IG-EPN reported a high level of eruptive activity at Sangay during 9-16 January, with seismic stations recording 232-626 daily explosions. Ash-and-gas plumes were visible in both webcam and satellite images during 9-14 January, rising as high as 1.5 km above the crater rim and drifting W, WSW, and SW. On 12 January an explosion deposited incandescent material on all flanks as far as 1 km from the summit crater. At 1810 that same day a pyroclastic density current descended the SE drainage and an ash plume rose 1 km above the summit and drifted SW. Crater incandescence was sometimes visible at night, and during 11-12 and 13-14 January incandescent material was observed descending the SE drainage as far as 1 km. Cloudy weather prevented views during 15-16 January, though crater incandescence was observed overnight. Secretaría de Gestión de Riesgos maintained the Alert Level at Yellow (the second highest level on a four-color scale).

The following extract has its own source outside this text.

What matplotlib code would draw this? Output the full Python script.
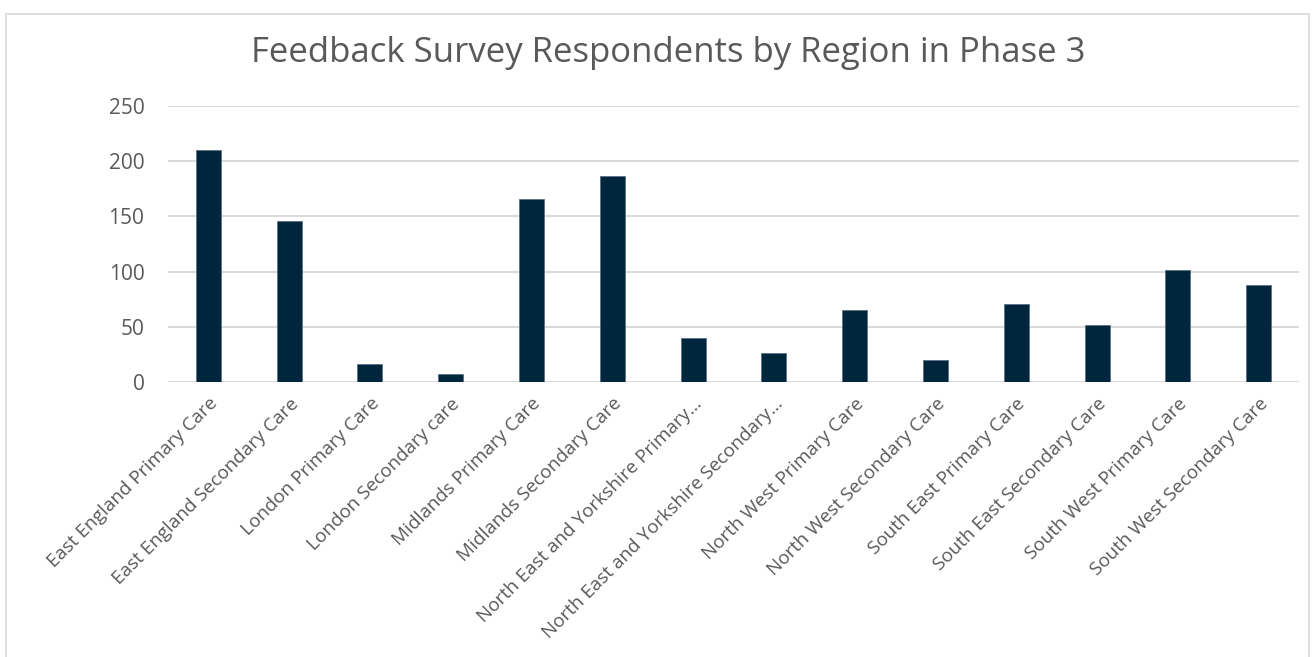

Geological Summary. The isolated Sangay volcano, located east of the Andean crest, is the southernmost of Ecuador's volcanoes and its most active. The steep-sided, glacier-covered, dominantly andesitic volcano grew within the open calderas of two previous edifices which were destroyed by collapse to the east, producing large debris avalanches that reached the Amazonian lowlands. The modern edifice dates back to at least 14,000 years ago. It towers above the tropical jungle on the east side; on the other sides flat plains of ash have been eroded by heavy rains into steep-walled canyons up to 600 m deep. The earliest report of an eruption was in 1628. Almost continuous eruptions were reported from 1728 until 1916, and again from 1934 to the present. The almost constant activity has caused frequent changes to the morphology of the summit crater complex.